Eric parle d'une parodie de Van Vogt, Sylvie bleuâtre d'une parodie de Tolkien... Qu'en est-il vraiment ? Dans le dernier Galaxies, lorsque Tom Clegg, dans son entretien, évoque l'évolution moderne du Space Opera, Spinrad ne dément pas. En outre, l'attribution fictive d'un Hugo à Hitler pour Le Seigneur du Svastika (dont Rêve de fer est essentiellement constitué), tend, comme l'écrit Eric dans son excellente critique (voir sur le site) à désigner comme cible la science-fiction de l'âge d'or, celle de Jack Williamson par exemple, plutôt mal écrite, impérialiste et fascisante (je le dis sans problème, alors même que j'éprouve beaucoup d'affection pour cette SF des origines).
Certes, l'heroïc fantasy est à loger à la même enseigne, mais réduire Tolkien à une épopée fasciste, est en revanche bien hasardeux ! En effet, si les guerres du troisième âge opposent des races entre elles, les hommes échappent à cette partition manichéenne.
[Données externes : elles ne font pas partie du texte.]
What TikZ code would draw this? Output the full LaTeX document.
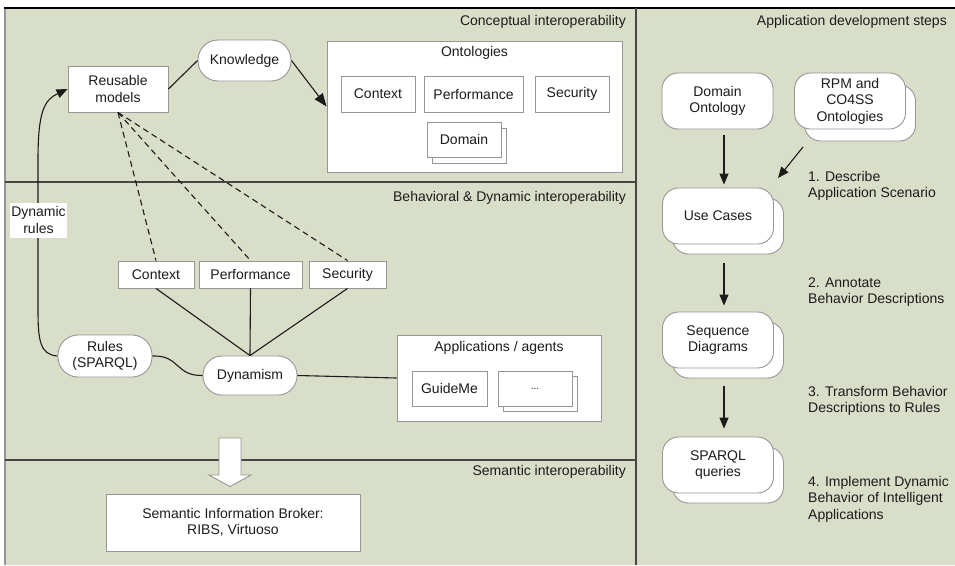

Bien et Mal ne sont pas représentés par des humains, mais par des créatures fantastiques, des êtres de légende. Les hommes, qui sont, n'oublions pas, clairement identifiés comme le peuple de l'avenir, celui du nouveau monde, celui d'après les enchantements, ne font le bien, ou le mal, que selon leurs forces et faiblesses morales (cf. Boromir), tandis que les elfes SONT le bien, et que les Orques SONT le Mal. Les hommes sont les créatures d'un monde désenchanté. C'est capital : les dieux désertent les rivages des terres du milieu pour se retrancher dans leurs lointain pays. c'est même le sens principal de la fin du roman, où les Elfes quittent les terres humaines. Tolkien, in fine, nous parle de responsabilité.
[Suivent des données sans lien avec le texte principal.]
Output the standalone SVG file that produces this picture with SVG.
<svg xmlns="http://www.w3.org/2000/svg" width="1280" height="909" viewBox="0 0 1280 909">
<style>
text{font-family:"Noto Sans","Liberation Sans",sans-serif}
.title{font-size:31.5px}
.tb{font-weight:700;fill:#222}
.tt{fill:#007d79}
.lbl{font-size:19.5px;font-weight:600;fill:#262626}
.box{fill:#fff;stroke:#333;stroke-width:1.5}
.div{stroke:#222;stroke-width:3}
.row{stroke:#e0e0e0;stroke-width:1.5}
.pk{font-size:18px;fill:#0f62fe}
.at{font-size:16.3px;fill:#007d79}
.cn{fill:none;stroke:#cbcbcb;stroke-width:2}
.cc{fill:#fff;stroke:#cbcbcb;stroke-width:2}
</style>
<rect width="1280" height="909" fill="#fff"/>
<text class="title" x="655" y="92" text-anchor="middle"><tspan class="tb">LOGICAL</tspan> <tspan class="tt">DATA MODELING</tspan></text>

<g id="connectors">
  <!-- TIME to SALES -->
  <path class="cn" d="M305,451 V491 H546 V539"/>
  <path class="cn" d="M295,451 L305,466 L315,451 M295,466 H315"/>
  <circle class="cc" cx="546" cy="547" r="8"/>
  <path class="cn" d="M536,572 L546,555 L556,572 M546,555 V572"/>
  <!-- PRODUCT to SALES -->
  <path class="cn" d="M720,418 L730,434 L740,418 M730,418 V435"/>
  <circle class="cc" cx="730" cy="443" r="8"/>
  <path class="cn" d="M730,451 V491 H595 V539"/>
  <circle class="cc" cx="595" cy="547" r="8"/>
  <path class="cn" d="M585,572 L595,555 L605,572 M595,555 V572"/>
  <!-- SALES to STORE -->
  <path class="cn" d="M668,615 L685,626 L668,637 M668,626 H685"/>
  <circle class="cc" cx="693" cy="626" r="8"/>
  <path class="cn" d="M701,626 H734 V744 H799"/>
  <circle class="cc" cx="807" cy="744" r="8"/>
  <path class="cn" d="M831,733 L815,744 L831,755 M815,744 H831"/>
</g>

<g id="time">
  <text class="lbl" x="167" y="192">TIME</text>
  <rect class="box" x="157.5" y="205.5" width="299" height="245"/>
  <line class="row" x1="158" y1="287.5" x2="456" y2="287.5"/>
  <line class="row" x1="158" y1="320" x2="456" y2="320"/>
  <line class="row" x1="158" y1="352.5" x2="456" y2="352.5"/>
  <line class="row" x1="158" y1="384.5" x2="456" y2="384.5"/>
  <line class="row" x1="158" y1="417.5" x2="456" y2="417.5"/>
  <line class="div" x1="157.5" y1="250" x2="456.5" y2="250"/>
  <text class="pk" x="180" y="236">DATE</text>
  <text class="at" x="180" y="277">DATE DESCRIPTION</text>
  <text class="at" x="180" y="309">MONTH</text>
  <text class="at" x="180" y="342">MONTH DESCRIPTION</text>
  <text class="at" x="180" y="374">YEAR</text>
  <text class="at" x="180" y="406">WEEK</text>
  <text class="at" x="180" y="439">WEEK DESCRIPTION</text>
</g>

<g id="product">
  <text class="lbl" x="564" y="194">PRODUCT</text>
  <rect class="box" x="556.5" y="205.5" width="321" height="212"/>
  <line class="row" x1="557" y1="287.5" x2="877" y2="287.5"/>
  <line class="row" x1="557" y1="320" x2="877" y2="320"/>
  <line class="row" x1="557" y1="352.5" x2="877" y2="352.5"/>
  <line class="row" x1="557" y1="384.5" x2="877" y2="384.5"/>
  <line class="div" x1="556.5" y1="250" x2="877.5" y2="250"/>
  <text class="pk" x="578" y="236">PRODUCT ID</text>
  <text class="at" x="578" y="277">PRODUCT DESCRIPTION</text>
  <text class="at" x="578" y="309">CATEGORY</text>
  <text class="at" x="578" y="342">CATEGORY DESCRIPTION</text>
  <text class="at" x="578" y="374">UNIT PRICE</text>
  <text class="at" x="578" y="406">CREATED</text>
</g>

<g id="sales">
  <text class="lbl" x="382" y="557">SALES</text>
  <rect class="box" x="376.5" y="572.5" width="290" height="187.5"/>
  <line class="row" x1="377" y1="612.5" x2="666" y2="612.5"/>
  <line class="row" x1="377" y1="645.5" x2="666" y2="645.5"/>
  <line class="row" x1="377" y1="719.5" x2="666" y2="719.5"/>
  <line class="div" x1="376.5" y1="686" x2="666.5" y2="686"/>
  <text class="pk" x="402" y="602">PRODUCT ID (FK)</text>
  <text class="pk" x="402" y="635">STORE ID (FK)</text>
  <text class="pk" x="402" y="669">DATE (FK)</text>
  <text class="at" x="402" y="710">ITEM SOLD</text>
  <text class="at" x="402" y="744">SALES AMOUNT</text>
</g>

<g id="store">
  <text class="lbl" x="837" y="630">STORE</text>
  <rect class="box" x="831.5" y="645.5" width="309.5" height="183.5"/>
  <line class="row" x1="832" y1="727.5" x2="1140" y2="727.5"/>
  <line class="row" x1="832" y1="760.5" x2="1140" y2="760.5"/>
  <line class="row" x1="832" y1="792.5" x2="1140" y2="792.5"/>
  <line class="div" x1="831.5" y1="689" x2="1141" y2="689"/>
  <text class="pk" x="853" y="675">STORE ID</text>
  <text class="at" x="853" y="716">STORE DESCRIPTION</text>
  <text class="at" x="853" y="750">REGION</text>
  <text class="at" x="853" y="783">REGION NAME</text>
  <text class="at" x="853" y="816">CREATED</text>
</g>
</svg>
Le point de vue exprimé par le roman est donc plutôt traditionnaliste, réactionnaire, mais je vous rappelle que les préjugés racistes des personnages (sur les nains, sur les Elfes sylvestres, sur les Hobbits, etc.) sont systématiquement pris à contre-pied, non au nom de grands principes égalitaires, mais selon des valeurs traditionnelles de mérite. Je précise, à toutes fins utiles, qu'un grand nombre d'immigrés eux-mêmes tiennent aujourd'hui ce même discours : si je viens chez vous, c'est que d'une part mon pays d'origine, souvent peu démocratique, ne faisait pas mieux que mon pays d'adoption, et que d'autre part, je me plie ou coutumes et usages locaux. Et Tolkien, pour finir, n'en prône pas moins le respect mutuel - seulement le respect se gagne plutôt qu'il n'est dû.
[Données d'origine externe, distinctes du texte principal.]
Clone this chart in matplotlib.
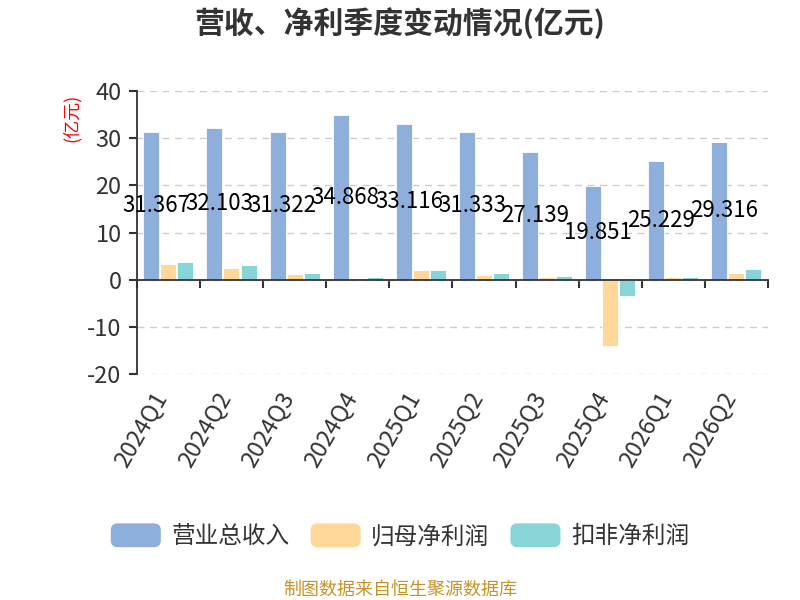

On le voit, nous sommes à vingt milles lieues, et plus encore, du génocide hystérique du Seigneur du Svastika...
Qu'en pensez-vous ?
Note pour Eric : Rêve de fer, à mon sens sens, n'est pas "mal écrit" comme tu le dis dans ta critique. Spinrad lui consacre au contraire toute son efficacité, seul moyen du reste de donner un sens à son livre, tout en la minant avec les obsessions raciales d'Adolf Hitler. Le ressassement insensé, noté par RCW dans sa préface, de termes comme "pureté raciale", "volonté raciale", etc., n'est sans doute pas pour rien dans cette impression de lire une "bouse". Stylistiquement parlant, c'est un vrai tour de force : la langue du roman est totalement contaminée par les rêves eugénistes et phalliques de l'auteur fictif. Le résultat est forcément un peu lourd, mais admirable. Ce qui est vrai, en revanche, c'est que Spinrad s'est plié dans le Seigneur du Svastika à une certaine "primitivité" du récit, c'est-à-dire à une construction linéaire, très classique, sans fioritures postmodernes, sans monologues intérieurs, reprenant point par point les codes du roman de fantasy de base (un jeune homme, un élu, quitte la boue de ses origines pour connaître un grand destin, sans oublier l'ellipse finale). Tour le contraire, par exemple, de la nouvelle publiée ce mois-ci dans Galaxies, "La main tendue", composée d'articles de journaux et divers fragments.